Now if you make the vessel relatively light overall (for its type), and in turn you have more power when sailing, you actually have less drag/wetted surface area than earlier craft of similar volume, which by definition would have been longer to deliver that. Win. Win. If racing under IRC, the fore overhang also assists with rating (reduced LWL), yet as the boat heels and powers up, you go to full length stem to stern (specifically where the chine meets the transom, which is the longest point on the craft without putting the fence in the drink). Win. Win. Again…

Moving Inside

So having that massive bed up in the Master is one thing, but it is in the Main Saloon that you really notice it. You really do feel like you’re in something more akin to say 45-48 feet. I like the for’ard C-shaped galley, as you don’t get thrown around as much, and yet there is plenty of working space for meal preparation. Storage and refrigeration abound, which is just what you expect in a ‘new’ design, and there’s that word again.

Nauta Design have done an immense job here, as there is 1.89 to 2m of headroom throughout, just over 2m long beds, and the natural light everywhere just adds to it all. There is your choice of two, three, and four cabin layouts with one or two heads, but I can easily see the 3/2 combo being the most popular.
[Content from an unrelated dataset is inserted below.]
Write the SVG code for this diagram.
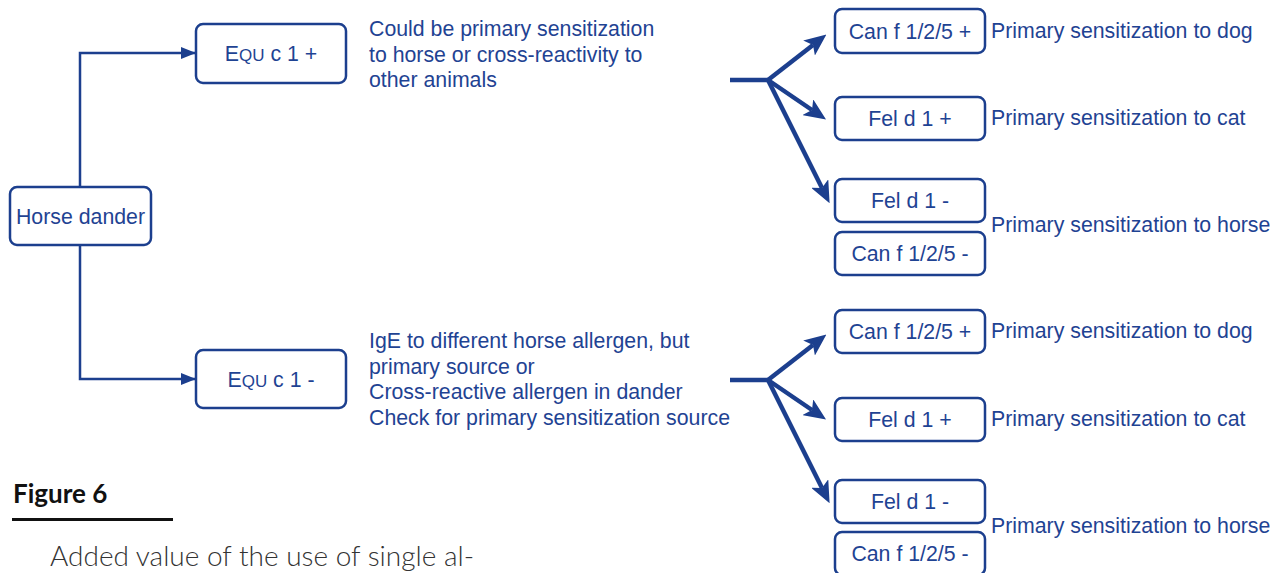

All in all, the Oceanis 40.1 is relaxed, spacious, comfortable, and I have to say, quite inviting. The cockpit will seat everyone for the al fresco dining under the stars, and I like the ‘luxe’ table but it is the dining table below that is the space winner, and there are loads of openings to ensure airflow.

This is where it’s all at.

Flagstaff Marine and its customers have well and truly gone for the Oceanis 40.1. The one we tested was Hull#4, and the one that is being readied right now is Hull#80 odd. There are two being delivered in Europe in 2022, and another shipped here to Australia in time for Christmas. The point to take from all of that is exactly the same as at the start. i.e. This is a busy segment, so if you want a boat, order it now.